— begin —
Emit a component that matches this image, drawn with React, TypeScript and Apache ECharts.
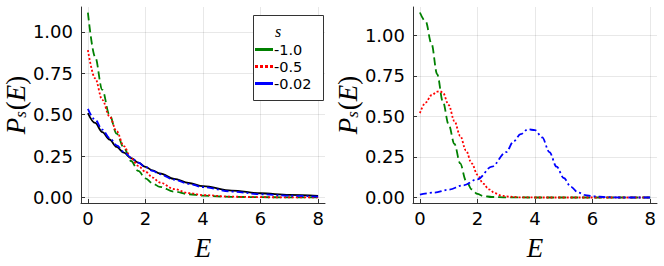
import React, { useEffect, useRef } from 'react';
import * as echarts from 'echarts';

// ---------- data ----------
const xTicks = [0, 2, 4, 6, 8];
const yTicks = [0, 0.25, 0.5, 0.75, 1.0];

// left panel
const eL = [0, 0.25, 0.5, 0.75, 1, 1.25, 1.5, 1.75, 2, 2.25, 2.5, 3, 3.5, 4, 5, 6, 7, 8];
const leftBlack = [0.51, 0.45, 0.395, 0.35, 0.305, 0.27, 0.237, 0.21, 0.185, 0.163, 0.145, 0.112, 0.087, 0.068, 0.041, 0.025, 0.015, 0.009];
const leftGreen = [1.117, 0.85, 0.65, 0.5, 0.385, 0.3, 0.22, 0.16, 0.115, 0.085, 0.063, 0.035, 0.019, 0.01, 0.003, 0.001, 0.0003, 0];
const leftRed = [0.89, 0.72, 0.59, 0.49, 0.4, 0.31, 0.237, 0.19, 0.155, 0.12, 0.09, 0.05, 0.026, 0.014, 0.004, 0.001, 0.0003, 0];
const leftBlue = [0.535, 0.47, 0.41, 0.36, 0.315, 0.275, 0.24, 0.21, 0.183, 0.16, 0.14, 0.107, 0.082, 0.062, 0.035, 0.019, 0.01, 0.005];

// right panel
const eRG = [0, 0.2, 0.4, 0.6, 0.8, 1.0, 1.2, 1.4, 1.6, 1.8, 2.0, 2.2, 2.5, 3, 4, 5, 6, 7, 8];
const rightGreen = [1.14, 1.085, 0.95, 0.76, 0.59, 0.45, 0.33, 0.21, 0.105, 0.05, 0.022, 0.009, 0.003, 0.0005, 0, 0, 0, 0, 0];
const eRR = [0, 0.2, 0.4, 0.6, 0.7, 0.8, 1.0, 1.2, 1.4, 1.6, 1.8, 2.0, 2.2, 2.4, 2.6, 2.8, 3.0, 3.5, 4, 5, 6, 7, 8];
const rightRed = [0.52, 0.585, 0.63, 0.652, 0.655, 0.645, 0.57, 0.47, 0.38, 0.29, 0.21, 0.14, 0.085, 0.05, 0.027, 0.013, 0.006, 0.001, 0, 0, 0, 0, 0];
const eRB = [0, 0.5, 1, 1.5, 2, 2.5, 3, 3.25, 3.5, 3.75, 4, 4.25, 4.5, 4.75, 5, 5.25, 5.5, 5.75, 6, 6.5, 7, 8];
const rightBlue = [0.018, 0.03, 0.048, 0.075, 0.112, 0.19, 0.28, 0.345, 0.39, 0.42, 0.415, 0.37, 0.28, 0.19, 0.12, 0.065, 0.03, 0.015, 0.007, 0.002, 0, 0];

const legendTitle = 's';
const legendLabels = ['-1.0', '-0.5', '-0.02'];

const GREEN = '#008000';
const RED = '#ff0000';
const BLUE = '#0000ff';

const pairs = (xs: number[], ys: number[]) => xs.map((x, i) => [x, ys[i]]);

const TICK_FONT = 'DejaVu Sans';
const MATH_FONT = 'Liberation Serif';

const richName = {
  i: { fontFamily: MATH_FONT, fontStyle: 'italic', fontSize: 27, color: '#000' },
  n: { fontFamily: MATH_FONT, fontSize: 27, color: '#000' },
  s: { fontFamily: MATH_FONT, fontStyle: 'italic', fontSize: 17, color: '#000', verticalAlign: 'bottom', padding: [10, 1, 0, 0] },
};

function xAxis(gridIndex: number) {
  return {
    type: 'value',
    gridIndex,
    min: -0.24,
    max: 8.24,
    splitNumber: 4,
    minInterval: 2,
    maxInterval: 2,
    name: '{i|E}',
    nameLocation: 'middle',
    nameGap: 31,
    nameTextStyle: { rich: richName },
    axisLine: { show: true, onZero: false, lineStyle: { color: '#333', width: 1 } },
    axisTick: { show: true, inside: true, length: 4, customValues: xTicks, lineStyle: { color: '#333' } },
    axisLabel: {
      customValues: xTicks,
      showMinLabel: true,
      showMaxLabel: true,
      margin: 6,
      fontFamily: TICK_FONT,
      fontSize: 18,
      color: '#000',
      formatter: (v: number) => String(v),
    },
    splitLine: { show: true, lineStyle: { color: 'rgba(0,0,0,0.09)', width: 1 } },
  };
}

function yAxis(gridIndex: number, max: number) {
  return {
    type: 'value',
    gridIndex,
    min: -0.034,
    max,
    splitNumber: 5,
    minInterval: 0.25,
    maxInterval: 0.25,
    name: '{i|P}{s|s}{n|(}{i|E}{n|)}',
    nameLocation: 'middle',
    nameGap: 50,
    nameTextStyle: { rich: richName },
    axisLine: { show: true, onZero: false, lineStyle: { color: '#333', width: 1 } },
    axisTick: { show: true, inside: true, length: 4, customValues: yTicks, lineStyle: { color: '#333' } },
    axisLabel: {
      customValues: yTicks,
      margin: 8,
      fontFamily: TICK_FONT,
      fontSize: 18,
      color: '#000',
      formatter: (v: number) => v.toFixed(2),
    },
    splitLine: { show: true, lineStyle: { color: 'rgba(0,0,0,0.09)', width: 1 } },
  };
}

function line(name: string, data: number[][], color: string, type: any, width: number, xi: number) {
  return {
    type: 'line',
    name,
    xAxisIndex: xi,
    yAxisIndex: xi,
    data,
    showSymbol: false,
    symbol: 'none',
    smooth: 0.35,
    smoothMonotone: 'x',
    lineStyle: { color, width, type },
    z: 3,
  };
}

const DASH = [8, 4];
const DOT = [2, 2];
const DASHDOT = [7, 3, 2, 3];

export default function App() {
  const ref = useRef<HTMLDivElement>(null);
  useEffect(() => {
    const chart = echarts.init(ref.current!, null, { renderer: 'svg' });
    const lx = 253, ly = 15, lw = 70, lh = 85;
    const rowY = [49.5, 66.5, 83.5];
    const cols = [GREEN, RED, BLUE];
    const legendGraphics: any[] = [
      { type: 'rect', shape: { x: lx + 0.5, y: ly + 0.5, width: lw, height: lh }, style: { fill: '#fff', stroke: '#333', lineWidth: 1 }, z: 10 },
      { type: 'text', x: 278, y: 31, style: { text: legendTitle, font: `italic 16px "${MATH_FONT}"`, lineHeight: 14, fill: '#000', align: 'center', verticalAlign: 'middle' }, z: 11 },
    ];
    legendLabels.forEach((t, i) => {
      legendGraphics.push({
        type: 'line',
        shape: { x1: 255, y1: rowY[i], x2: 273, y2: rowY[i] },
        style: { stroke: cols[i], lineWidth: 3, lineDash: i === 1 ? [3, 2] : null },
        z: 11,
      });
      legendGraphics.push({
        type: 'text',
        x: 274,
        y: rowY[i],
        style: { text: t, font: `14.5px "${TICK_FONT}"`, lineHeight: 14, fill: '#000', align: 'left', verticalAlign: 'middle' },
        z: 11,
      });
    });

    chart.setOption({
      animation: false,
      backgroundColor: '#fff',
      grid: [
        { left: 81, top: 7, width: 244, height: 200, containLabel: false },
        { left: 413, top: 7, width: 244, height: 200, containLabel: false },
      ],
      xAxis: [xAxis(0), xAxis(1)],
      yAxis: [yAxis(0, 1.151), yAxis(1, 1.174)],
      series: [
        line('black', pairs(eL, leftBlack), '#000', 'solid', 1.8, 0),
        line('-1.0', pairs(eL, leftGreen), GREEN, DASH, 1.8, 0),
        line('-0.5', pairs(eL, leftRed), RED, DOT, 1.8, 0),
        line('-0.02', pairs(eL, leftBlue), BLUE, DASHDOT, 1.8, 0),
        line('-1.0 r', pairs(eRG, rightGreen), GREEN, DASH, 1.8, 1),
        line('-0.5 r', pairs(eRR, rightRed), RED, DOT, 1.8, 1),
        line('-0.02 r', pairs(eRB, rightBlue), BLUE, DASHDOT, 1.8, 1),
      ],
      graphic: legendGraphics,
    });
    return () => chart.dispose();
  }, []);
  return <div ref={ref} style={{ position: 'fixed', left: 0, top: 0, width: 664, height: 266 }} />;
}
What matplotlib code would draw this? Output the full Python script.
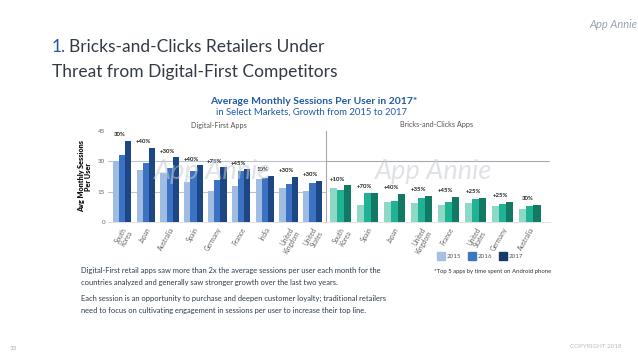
— end —
__Task description__
Omitting all pictures, restate exactly the lines of the material from its start through the line that contains "const yTicks = [0, 0.25, 0.5, 0.75, 1.0];".

__Answer for the task__
Emit a component that matches this image, drawn with React, TypeScript and Apache ECharts.
import React, { useEffect, useRef } from 'react';
import * as echarts from 'echarts';

// ---------- data ----------
const xTicks = [0, 2, 4, 6, 8];
const yTicks = [0, 0.25, 0.5, 0.75, 1.0];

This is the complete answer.